When the President acts at the affirmative urging of the USTR, he will still face a round of debate at the US Senate. There, the issue will be meted out in committees and public opinions will be solicited anew. In each step of the way, the voice of the opposition to the granting of NTR to Lao always drown out any inclination of extending such a favor. Therefore, the communists in Vientiane will probably not see Lao’s NTR with the US in their life time.
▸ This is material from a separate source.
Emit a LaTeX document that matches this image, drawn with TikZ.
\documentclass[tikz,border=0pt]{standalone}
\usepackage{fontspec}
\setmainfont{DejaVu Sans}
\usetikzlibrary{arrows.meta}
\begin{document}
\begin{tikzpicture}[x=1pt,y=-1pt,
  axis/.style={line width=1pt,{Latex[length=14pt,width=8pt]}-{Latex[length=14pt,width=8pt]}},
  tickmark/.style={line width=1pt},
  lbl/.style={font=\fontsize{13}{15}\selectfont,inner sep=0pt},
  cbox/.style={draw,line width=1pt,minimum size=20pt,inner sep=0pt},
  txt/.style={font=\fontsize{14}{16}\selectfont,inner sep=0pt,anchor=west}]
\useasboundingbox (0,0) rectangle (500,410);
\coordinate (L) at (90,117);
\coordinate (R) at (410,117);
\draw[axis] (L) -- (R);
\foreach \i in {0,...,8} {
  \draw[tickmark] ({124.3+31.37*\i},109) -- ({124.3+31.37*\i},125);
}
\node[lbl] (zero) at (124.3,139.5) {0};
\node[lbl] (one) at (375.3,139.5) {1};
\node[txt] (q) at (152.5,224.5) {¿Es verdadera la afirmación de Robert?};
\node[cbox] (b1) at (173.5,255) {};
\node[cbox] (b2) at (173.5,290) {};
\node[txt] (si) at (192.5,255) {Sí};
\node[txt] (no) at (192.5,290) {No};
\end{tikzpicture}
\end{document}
There are some policy makers who may contend that the denying of NTR hinders Lao’s economic development. Without NTR, Lao loses export earnings and will be left behind in its development. Presently, Lao depends on foreign assistance for developing its infrastructure. NTR will help Lao become self sufficient in developing the country. This type of argument is persuasive especially when it is made as a common sense appeal to policy makers in Washington, DC. It is the duty for all Lao people to make certain that human rights and other conditions must be inextricably tied to the granting of NTR. The USTR publishes its call for public opinions in the Federal Register. We must have our voice heard in those hearings. We support free trade and we support economic development of Lao. However, we do not support the granting of NTR to Lao if it means prolonging human right abuses in that country. The development of Lao must include the respect for freedom and liberty among the Lao people.